> _EXERCISE TASK_
Please transcribe the data that follows without the pictures, keeping every word the same.

BEGIN INPUT FOR THIS TASK

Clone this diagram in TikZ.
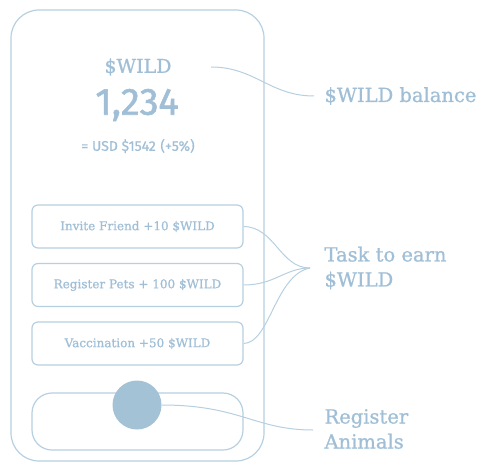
\documentclass[tikz,border=0pt]{standalone}
\usepackage{fontspec}
\setmainfont{DejaVu Serif}
\newfontfamily\slab[FakeBold=1.0]{DejaVu Serif}
\newfontfamily\numfont[FakeBold=1.6]{Fira Sans}
\newfontfamily\smallnum[FakeBold=0.8]{Fira Sans}
\definecolor{inkblue}{HTML}{A0BFD6}
\definecolor{lineblue}{HTML}{B6CFE1}
\definecolor{dotblue}{HTML}{A4C2D6}
\begin{document}
\begin{tikzpicture}[x=1pt,y=-1pt,
  outline/.style={draw=lineblue,line width=1.2pt},
  taskbox/.style={outline,rounded corners=6pt,minimum width=211pt,minimum height=43pt,
    text=inkblue,font=\slab\fontsize{12}{14}\selectfont},
  label/.style={text=inkblue,font=\slab\fontsize{19.5}{25}\selectfont,align=left,anchor=west},
  link/.style={draw=lineblue,line width=1pt}]
\useasboundingbox (0,0) rectangle (478,462);
% phone body
\draw[outline,rounded corners=28pt] (11,10) rectangle (264,461);
% balance
\node[text=inkblue,font=\slab\fontsize{19}{22}\selectfont] (ticker) at (138,67) {\$WILD};
\node[text=inkblue,font=\numfont\fontsize{38}{40}\selectfont] (amount) at (137,105) {1,234};
\node[text=inkblue,font=\smallnum\fontsize{14}{16}\selectfont] (usd) at (138,146) {= USD \$1542\,\,(+5\%)};
% tasks
\node[taskbox] (t1) at (137.5,226.5) {Invite Friend +10 \$WILD};
\node[taskbox] (t2) at (137.5,285) {Register Pets + 100 \$WILD};
\node[taskbox] (t3) at (137.5,343.5) {Vaccination +50 \$WILD};
% register button
\node[outline,rounded corners=20pt,minimum width=211pt,minimum height=57pt] (btn) at (137.5,421.5) {};
\node[circle,fill=dotblue,minimum size=49pt,inner sep=0pt] (dot) at (137,405) {};
% labels
\node[label] (lbal) at (321,96) {\$WILD balance};
\node[label] (ltask) at (321,268) {Task to earn\\\$WILD};
\node[label] (lreg) at (321,429) {Register\\Animals};
\coordinate (cbal) at (314,96);
\coordinate (ctask) at (310,268);
\coordinate (creg) at (313,430);
\coordinate (sbal) at (211,67);
% connectors
\draw[link] (sbal) .. controls (255,67) and (270,96) .. (cbal);
\draw[link] (t1.east) .. controls (275,227) and (280,268) .. (ctask);
\draw[link] (t2.east) .. controls (275,285) and (285,268) .. (ctask);
\draw[link] (t3.east) .. controls (270,343) and (275,275) .. (ctask);
\draw[link] (dot.east) .. controls (240,405) and (255,430) .. (creg);
\end{tikzpicture}
\end{document}
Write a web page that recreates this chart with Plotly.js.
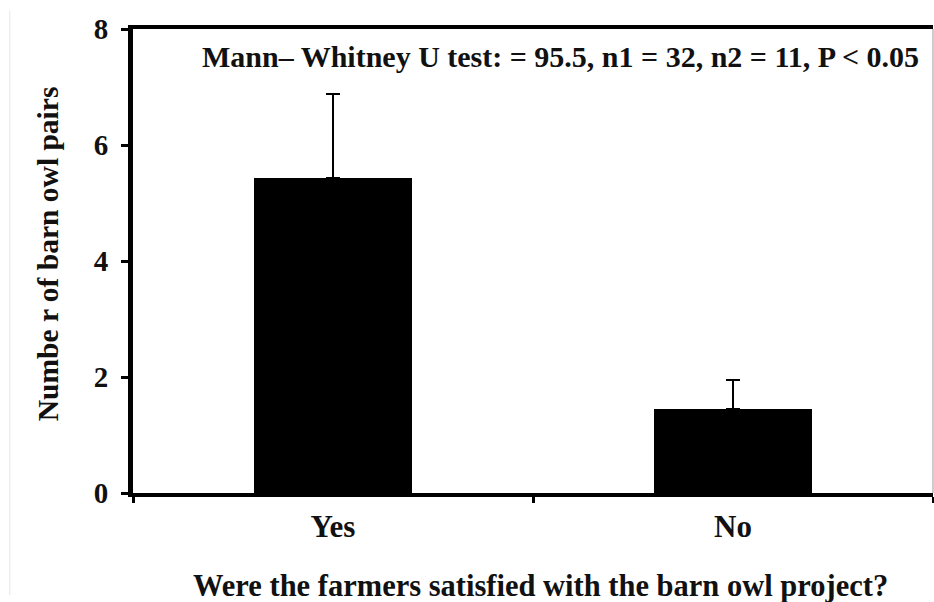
<!DOCTYPE html>
<html>
<head>
<meta charset="utf-8">
<script src="https://cdn.plot.ly/plotly-3.0.1.min.js"></script>
<style>html,body{margin:0;padding:0;background:#fff;}#chart{width:934px;height:602px;}</style>
</head>
<body>
<div id="chart"></div>
<script>
const categories = ["Yes", "No"];
const meanPairs = [5.43, 1.45];
const errorUpper = [1.45, 0.5];
const yTicks = [0, 2, 4, 6, 8];
const statText = "Mann\u2013 Whitney U test: = 95.5, n1 = 32, n2 = 11, P < 0.05";
const xTitle = "Were the farmers satisfied with the barn owl project?";
const yTitle = "Numbe r of barn owl pairs";

const font = "'Liberation Serif', 'Times New Roman', Times, serif";

const trace = {
  type: "bar",
  x: categories,
  y: meanPairs,
  width: 0.395,
  marker: {color: "#000"},
  error_y: {type: "data", symmetric: false, array: errorUpper, arrayminus: [0, 0],
            color: "#000", thickness: 2, width: 7},
  hoverinfo: "skip"
};

const layout = {
  width: 934, height: 602,
  margin: {l: 133, r: 1, t: 29, b: 109},
  paper_bgcolor: "#fff", plot_bgcolor: "#fff",
  showlegend: false,
  font: {family: font, color: "#111"},
  xaxis: {
    type: "category",
    range: [-0.5, 1.5],
    showline: true, linecolor: "#000", linewidth: 4, mirror: true,
    ticks: "outside", tickson: "boundaries", ticklen: 6, tickwidth: 3, tickcolor: "#000",
    ticklabelstandoff: 3,
    showgrid: false, zeroline: false,
    tickfont: {family: font, size: 31, color: "#111", weight: "bold"}
  },
  yaxis: {
    range: [0, 8],
    tickvals: yTicks,
    ticktext: yTicks.map(String),
    showline: true, linecolor: "#000", linewidth: 5, mirror: false,
    ticks: "outside", ticklen: 7, tickwidth: 3, tickcolor: "#000",
    ticklabelstandoff: 7,
    showgrid: false, zeroline: false,
    tickfont: {family: font, size: 29, color: "#111", weight: "bold"}
  },
  annotations: [
    {xref: "paper", yref: "paper", x: 0.084, y: 0.94,
     xanchor: "left", yanchor: "middle", showarrow: false,
     text: statText.replace("<", "&lt;"),
     font: {family: font, size: 30, color: "#111", weight: "bold"}},
    {xref: "paper", yref: "paper", x: 0.509, y: -0.2, xanchor: "center", yanchor: "middle",
     showarrow: false, text: xTitle,
     font: {family: font, size: 30.5, color: "#111", weight: "bold"}},
    {xref: "paper", yref: "paper", x: -0.106, y: 0.515, xanchor: "center", yanchor: "middle",
     showarrow: false, textangle: -90, text: yTitle,
     font: {family: font, size: 29.5, color: "#111", weight: "bold"}}
  ],
  shapes: [
    {type: "line", xref: "paper", yref: "paper", x0: 1, x1: 1, y0: 0, y1: 1,
     line: {color: "#999", width: 1}},
    {type: "line", xref: "paper", yref: "paper", x0: -0.154, x1: -0.154, y0: -0.22, y1: 1.04,
     line: {color: "#e6e6e6", width: 1}}
  ]
};

Plotly.newPlot("chart", [trace], layout, {displayModeBar: false, staticPlot: true});
</script>
</body>
</html>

END INPUT FOR THIS TASK

> _OUTPUT FOR THIS TASK_
Clone this diagram in TikZ.
\documentclass[tikz,border=0pt]{standalone}
\usepackage{fontspec}
\setmainfont{DejaVu Serif}
\newfontfamily\slab[FakeBold=1.0]{DejaVu Serif}
\newfontfamily\numfont[FakeBold=1.6]{Fira Sans}
\newfontfamily\smallnum[FakeBold=0.8]{Fira Sans}
\definecolor{inkblue}{HTML}{A0BFD6}
\definecolor{lineblue}{HTML}{B6CFE1}
\definecolor{dotblue}{HTML}{A4C2D6}
\begin{document}
\begin{tikzpicture}[x=1pt,y=-1pt,
  outline/.style={draw=lineblue,line width=1.2pt},
  taskbox/.style={outline,rounded corners=6pt,minimum width=211pt,minimum height=43pt,
    text=inkblue,font=\slab\fontsize{12}{14}\selectfont},
  label/.style={text=inkblue,font=\slab\fontsize{19.5}{25}\selectfont,align=left,anchor=west},
  link/.style={draw=lineblue,line width=1pt}]
\useasboundingbox (0,0) rectangle (478,462);
% phone body
\draw[outline,rounded corners=28pt] (11,10) rectangle (264,461);
% balance
\node[text=inkblue,font=\slab\fontsize{19}{22}\selectfont] (ticker) at (138,67) {\$WILD};
\node[text=inkblue,font=\numfont\fontsize{38}{40}\selectfont] (amount) at (137,105) {1,234};
\node[text=inkblue,font=\smallnum\fontsize{14}{16}\selectfont] (usd) at (138,146) {= USD \$1542\,\,(+5\%)};
% tasks
\node[taskbox] (t1) at (137.5,226.5) {Invite Friend +10 \$WILD};
\node[taskbox] (t2) at (137.5,285) {Register Pets + 100 \$WILD};
\node[taskbox] (t3) at (137.5,343.5) {Vaccination +50 \$WILD};
% register button
\node[outline,rounded corners=20pt,minimum width=211pt,minimum height=57pt] (btn) at (137.5,421.5) {};
\node[circle,fill=dotblue,minimum size=49pt,inner sep=0pt] (dot) at (137,405) {};
% labels
\node[label] (lbal) at (321,96) {\$WILD balance};
\node[label] (ltask) at (321,268) {Task to earn\\\$WILD};
\node[label] (lreg) at (321,429) {Register\\Animals};
\coordinate (cbal) at (314,96);
\coordinate (ctask) at (310,268);
\coordinate (creg) at (313,430);
\coordinate (sbal) at (211,67);
% connectors
\draw[link] (sbal) .. controls (255,67) and (270,96) .. (cbal);
\draw[link] (t1.east) .. controls (275,227) and (280,268) .. (ctask);
\draw[link] (t2.east) .. controls (275,285) and (285,268) .. (ctask);
\draw[link] (t3.east) .. controls (270,343) and (275,275) .. (ctask);
\draw[link] (dot.east) .. controls (240,405) and (255,430) .. (creg);
\end{tikzpicture}
\end{document}
Write a web page that recreates this chart with Plotly.js.
<!DOCTYPE html>
<html>
<head>
<meta charset="utf-8">
<script src="https://cdn.plot.ly/plotly-3.0.1.min.js"></script>
<style>html,body{margin:0;padding:0;background:#fff;}#chart{width:934px;height:602px;}</style>
</head>
<body>
<div id="chart"></div>
<script>
const categories = ["Yes", "No"];
const meanPairs = [5.43, 1.45];
const errorUpper = [1.45, 0.5];
const yTicks = [0, 2, 4, 6, 8];
const statText = "Mann\u2013 Whitney U test: = 95.5, n1 = 32, n2 = 11, P < 0.05";
const xTitle = "Were the farmers satisfied with the barn owl project?";
const yTitle = "Numbe r of barn owl pairs";

const font = "'Liberation Serif', 'Times New Roman', Times, serif";

const trace = {
  type: "bar",
  x: categories,
  y: meanPairs,
  width: 0.395,
  marker: {color: "#000"},
  error_y: {type: "data", symmetric: false, array: errorUpper, arrayminus: [0, 0],
            color: "#000", thickness: 2, width: 7},
  hoverinfo: "skip"
};

const layout = {
  width: 934, height: 602,
  margin: {l: 133, r: 1, t: 29, b: 109},
  paper_bgcolor: "#fff", plot_bgcolor: "#fff",
  showlegend: false,
  font: {family: font, color: "#111"},
  xaxis: {
    type: "category",
    range: [-0.5, 1.5],
    showline: true, linecolor: "#000", linewidth: 4, mirror: true,
    ticks: "outside", tickson: "boundaries", ticklen: 6, tickwidth: 3, tickcolor: "#000",
    ticklabelstandoff: 3,
    showgrid: false, zeroline: false,
    tickfont: {family: font, size: 31, color: "#111", weight: "bold"}
  },
  yaxis: {
    range: [0, 8],
    tickvals: yTicks,
    ticktext: yTicks.map(String),
    showline: true, linecolor: "#000", linewidth: 5, mirror: false,
    ticks: "outside", ticklen: 7, tickwidth: 3, tickcolor: "#000",
    ticklabelstandoff: 7,
    showgrid: false, zeroline: false,
    tickfont: {family: font, size: 29, color: "#111", weight: "bold"}
  },
  annotations: [
    {xref: "paper", yref: "paper", x: 0.084, y: 0.94,
     xanchor: "left", yanchor: "middle", showarrow: false,
     text: statText.replace("<", "&lt;"),
     font: {family: font, size: 30, color: "#111", weight: "bold"}},
    {xref: "paper", yref: "paper", x: 0.509, y: -0.2, xanchor: "center", yanchor: "middle",
     showarrow: false, text: xTitle,
     font: {family: font, size: 30.5, color: "#111", weight: "bold"}},
    {xref: "paper", yref: "paper", x: -0.106, y: 0.515, xanchor: "center", yanchor: "middle",
     showarrow: false, textangle: -90, text: yTitle,
     font: {family: font, size: 29.5, color: "#111", weight: "bold"}}
  ],
  shapes: [
    {type: "line", xref: "paper", yref: "paper", x0: 1, x1: 1, y0: 0, y1: 1,
     line: {color: "#999", width: 1}},
    {type: "line", xref: "paper", yref: "paper", x0: -0.154, x1: -0.154, y0: -0.22, y1: 1.04,
     line: {color: "#e6e6e6", width: 1}}
  ]
};

Plotly.newPlot("chart", [trace], layout, {displayModeBar: false, staticPlot: true});
</script>
</body>
</html>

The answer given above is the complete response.